--- Begin Records for the task ---

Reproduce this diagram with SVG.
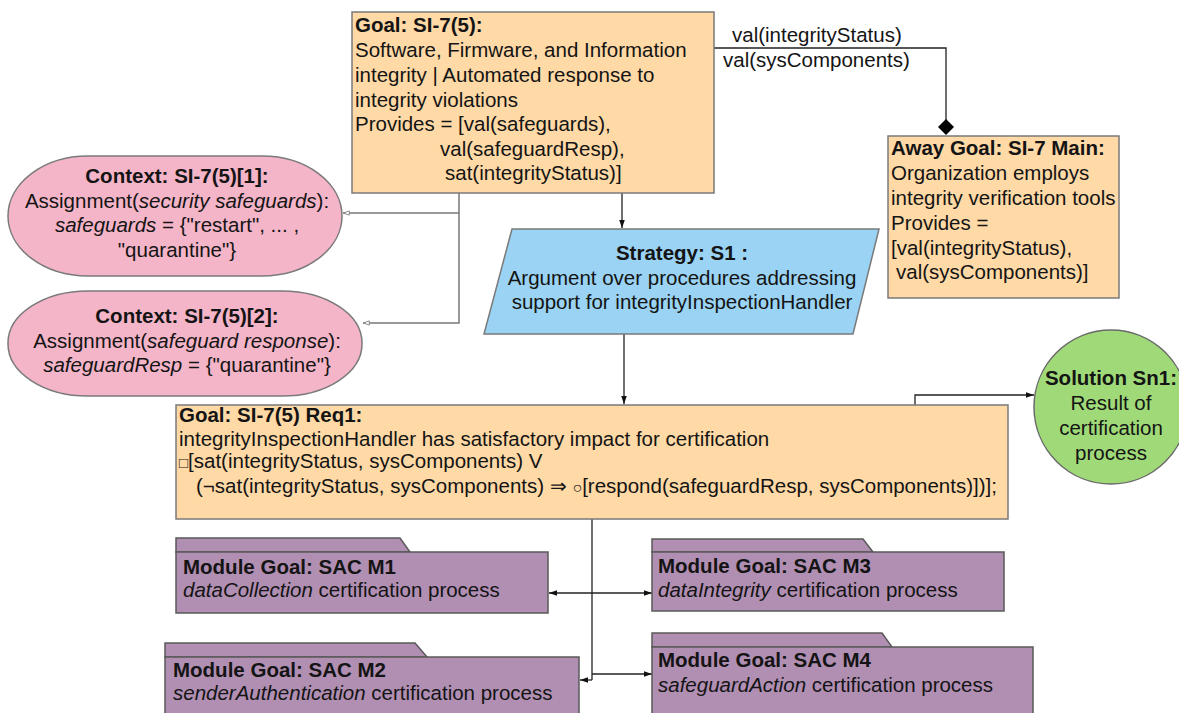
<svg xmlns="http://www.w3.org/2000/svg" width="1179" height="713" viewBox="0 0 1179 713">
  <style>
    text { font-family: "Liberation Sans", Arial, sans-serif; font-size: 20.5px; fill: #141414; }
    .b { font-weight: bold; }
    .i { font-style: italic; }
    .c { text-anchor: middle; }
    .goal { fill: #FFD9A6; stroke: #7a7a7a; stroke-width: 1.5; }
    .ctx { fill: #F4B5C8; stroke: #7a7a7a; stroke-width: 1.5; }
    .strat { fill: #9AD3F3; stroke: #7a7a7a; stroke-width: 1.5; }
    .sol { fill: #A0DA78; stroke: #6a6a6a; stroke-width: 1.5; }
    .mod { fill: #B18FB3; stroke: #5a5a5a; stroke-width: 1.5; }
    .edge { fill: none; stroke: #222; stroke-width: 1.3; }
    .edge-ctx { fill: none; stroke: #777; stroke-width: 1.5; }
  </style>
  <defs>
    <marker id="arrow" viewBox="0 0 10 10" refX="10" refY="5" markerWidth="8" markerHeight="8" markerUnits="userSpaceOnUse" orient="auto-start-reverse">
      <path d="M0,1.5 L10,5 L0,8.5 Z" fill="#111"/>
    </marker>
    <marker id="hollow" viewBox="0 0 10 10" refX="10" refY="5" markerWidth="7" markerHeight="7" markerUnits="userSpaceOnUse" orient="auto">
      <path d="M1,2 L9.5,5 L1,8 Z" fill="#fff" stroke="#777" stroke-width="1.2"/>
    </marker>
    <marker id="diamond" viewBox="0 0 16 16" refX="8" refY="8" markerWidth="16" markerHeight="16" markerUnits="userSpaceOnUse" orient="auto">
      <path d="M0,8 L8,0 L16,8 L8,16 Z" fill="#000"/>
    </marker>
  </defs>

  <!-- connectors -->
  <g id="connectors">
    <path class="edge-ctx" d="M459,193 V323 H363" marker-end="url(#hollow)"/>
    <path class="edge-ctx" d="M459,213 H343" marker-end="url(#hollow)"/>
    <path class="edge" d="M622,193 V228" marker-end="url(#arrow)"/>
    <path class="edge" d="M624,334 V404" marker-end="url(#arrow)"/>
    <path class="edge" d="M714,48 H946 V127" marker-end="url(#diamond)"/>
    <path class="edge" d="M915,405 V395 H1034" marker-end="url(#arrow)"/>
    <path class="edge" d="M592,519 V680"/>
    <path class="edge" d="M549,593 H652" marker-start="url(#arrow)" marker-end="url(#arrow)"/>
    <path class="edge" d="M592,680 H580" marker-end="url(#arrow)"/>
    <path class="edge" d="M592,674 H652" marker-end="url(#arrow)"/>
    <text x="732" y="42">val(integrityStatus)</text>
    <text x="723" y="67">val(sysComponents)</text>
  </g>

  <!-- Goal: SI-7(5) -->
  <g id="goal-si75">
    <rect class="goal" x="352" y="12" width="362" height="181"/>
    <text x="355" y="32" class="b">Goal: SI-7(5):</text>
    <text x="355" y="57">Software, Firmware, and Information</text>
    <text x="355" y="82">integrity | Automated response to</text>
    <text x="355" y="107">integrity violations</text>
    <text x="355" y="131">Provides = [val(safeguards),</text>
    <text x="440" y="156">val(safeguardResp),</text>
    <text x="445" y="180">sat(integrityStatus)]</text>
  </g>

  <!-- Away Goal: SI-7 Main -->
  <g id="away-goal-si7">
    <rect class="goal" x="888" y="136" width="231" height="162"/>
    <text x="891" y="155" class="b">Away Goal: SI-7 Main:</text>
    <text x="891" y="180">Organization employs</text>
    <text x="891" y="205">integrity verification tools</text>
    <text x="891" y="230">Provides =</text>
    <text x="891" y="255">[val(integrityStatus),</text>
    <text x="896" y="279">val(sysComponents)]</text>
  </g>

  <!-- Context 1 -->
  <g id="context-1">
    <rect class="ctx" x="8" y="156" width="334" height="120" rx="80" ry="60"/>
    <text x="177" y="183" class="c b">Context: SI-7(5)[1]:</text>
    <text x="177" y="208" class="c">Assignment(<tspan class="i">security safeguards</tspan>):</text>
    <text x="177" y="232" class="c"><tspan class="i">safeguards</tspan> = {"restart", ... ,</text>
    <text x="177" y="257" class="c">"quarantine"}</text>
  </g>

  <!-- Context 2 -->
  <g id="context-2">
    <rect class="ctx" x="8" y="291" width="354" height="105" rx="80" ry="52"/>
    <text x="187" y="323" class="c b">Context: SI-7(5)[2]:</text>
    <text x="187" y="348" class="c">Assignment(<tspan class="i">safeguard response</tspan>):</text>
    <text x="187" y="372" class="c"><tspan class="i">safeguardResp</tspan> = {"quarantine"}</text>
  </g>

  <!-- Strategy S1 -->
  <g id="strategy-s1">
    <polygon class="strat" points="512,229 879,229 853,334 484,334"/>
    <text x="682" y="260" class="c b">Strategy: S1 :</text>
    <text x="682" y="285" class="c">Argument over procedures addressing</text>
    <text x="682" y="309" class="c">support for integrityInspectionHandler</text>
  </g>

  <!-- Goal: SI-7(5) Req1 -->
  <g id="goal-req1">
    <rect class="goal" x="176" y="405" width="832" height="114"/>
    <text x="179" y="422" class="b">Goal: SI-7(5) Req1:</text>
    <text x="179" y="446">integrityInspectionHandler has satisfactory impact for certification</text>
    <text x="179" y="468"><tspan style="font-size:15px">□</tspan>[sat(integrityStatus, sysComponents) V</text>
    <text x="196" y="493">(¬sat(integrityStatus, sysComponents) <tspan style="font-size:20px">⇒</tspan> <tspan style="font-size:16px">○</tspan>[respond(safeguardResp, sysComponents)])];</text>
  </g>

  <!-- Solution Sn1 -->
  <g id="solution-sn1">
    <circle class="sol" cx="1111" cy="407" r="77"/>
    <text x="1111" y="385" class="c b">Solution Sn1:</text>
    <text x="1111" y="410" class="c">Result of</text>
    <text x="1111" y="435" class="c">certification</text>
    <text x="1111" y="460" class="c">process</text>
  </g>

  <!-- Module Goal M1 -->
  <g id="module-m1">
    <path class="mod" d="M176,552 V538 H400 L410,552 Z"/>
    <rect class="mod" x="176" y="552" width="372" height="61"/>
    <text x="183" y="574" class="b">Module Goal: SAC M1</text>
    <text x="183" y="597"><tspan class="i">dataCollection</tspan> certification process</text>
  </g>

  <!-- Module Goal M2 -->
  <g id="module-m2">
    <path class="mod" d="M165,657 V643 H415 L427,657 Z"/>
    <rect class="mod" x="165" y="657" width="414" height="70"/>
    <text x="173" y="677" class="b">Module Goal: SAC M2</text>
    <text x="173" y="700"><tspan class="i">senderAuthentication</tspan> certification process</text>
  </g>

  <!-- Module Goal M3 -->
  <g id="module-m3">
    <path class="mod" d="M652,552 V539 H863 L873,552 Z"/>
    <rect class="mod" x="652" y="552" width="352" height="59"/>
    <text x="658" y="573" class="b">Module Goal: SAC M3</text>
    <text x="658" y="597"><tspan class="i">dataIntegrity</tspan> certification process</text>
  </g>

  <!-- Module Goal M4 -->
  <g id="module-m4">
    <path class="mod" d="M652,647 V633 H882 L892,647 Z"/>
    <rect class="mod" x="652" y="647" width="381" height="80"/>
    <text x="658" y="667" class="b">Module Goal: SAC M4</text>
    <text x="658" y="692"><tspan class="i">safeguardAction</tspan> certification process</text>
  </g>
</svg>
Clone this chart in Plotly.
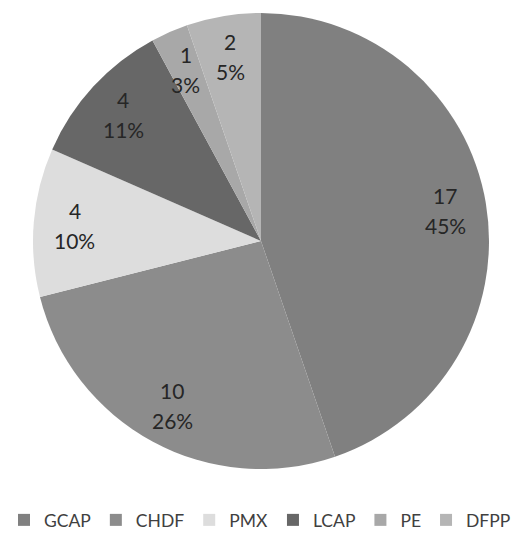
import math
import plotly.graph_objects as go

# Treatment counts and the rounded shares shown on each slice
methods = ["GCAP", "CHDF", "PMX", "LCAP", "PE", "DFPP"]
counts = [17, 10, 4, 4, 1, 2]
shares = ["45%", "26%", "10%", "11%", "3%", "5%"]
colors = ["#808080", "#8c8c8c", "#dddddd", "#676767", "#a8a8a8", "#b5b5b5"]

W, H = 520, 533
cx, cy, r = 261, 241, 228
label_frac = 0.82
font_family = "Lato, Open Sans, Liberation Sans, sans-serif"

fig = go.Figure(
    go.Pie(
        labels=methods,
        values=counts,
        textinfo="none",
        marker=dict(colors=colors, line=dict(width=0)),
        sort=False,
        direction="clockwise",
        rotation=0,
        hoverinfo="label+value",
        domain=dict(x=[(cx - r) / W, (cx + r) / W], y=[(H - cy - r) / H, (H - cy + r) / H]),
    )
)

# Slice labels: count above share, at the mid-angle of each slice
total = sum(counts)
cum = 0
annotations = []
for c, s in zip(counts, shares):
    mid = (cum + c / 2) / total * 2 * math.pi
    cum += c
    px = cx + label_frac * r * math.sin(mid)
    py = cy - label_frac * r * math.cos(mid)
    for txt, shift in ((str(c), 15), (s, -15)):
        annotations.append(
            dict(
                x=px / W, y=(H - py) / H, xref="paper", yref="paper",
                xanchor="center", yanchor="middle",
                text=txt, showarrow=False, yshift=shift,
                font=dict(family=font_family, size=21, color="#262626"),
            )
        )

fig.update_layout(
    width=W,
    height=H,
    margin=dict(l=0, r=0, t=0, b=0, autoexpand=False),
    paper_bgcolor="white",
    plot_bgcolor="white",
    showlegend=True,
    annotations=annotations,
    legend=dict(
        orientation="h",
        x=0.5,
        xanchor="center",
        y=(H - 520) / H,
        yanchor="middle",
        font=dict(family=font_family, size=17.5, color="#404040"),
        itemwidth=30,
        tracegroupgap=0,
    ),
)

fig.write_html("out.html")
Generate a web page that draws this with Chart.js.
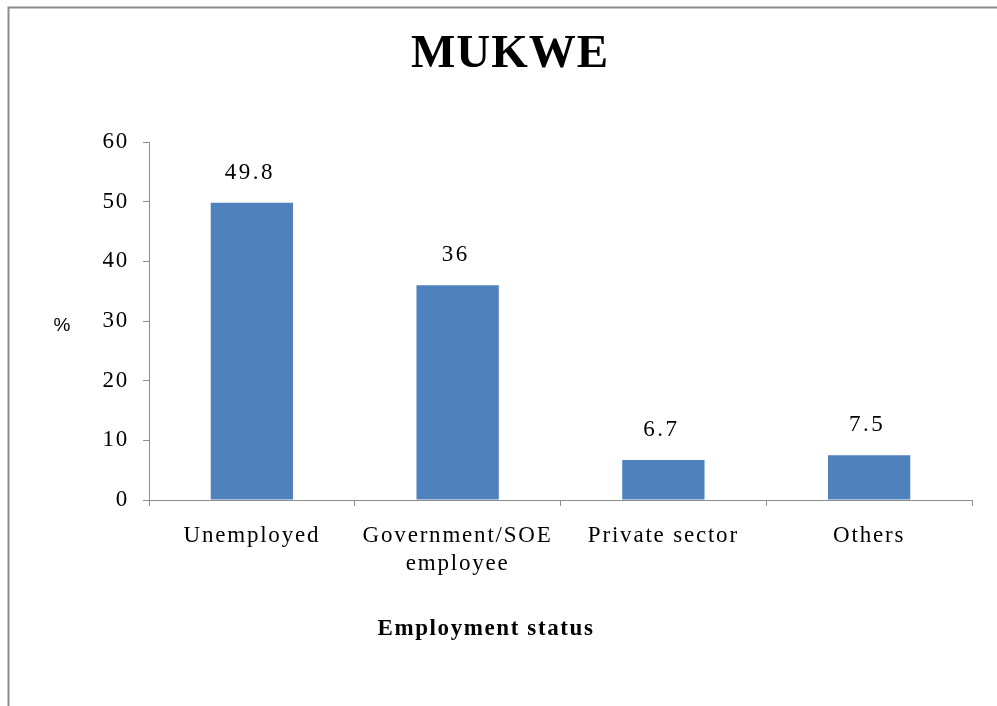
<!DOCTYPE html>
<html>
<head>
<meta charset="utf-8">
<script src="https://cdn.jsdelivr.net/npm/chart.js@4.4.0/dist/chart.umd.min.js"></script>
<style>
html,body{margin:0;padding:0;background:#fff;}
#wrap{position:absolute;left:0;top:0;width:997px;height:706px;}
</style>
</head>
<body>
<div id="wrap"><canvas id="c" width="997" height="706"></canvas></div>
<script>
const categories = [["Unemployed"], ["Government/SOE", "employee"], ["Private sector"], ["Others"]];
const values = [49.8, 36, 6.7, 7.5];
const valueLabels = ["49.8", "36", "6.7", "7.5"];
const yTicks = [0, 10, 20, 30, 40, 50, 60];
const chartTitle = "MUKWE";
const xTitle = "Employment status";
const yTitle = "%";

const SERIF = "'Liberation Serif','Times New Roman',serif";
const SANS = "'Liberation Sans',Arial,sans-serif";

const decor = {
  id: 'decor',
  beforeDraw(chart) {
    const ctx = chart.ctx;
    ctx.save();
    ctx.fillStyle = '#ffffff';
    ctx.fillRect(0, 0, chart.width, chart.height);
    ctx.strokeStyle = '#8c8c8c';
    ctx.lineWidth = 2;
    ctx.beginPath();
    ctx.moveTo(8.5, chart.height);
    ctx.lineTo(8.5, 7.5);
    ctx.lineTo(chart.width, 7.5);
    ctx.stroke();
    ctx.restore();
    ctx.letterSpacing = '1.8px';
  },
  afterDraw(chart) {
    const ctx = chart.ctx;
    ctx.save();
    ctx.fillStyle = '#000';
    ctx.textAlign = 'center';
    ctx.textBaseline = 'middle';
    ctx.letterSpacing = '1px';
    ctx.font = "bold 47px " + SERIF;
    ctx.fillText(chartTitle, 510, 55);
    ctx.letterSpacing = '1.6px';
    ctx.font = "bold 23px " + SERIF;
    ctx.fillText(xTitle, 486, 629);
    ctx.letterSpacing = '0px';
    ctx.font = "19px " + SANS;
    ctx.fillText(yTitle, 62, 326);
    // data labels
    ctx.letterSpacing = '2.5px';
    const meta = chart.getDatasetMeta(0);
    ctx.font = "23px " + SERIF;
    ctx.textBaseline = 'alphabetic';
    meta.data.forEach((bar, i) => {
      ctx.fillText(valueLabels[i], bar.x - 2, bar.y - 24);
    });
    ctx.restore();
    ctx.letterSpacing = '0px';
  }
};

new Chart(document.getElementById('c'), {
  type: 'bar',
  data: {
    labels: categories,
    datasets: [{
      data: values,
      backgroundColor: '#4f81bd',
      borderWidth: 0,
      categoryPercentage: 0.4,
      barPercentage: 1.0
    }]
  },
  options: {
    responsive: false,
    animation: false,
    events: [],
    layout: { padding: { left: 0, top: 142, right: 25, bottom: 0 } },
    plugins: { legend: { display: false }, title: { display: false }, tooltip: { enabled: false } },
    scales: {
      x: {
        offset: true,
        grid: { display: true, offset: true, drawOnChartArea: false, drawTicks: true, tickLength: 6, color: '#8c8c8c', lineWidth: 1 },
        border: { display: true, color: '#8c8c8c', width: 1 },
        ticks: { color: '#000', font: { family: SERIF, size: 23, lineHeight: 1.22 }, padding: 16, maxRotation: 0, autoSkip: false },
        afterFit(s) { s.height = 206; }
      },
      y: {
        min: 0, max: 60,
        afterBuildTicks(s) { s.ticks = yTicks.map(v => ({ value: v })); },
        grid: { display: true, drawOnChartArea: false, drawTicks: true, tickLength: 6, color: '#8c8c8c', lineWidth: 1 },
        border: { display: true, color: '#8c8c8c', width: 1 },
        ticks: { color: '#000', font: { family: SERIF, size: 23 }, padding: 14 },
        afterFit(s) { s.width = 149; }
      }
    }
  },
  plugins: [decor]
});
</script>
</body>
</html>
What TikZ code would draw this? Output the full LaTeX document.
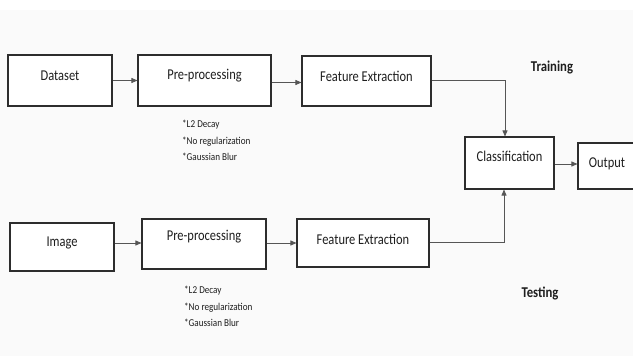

--- End Records for the task ---

Sift through the entries and copy every line with "this".

Reproduce this diagram with SVG.
Clone this chart in Plotly.
Generate a web page that draws this with Chart.js.
What TikZ code would draw this? Output the full LaTeX document.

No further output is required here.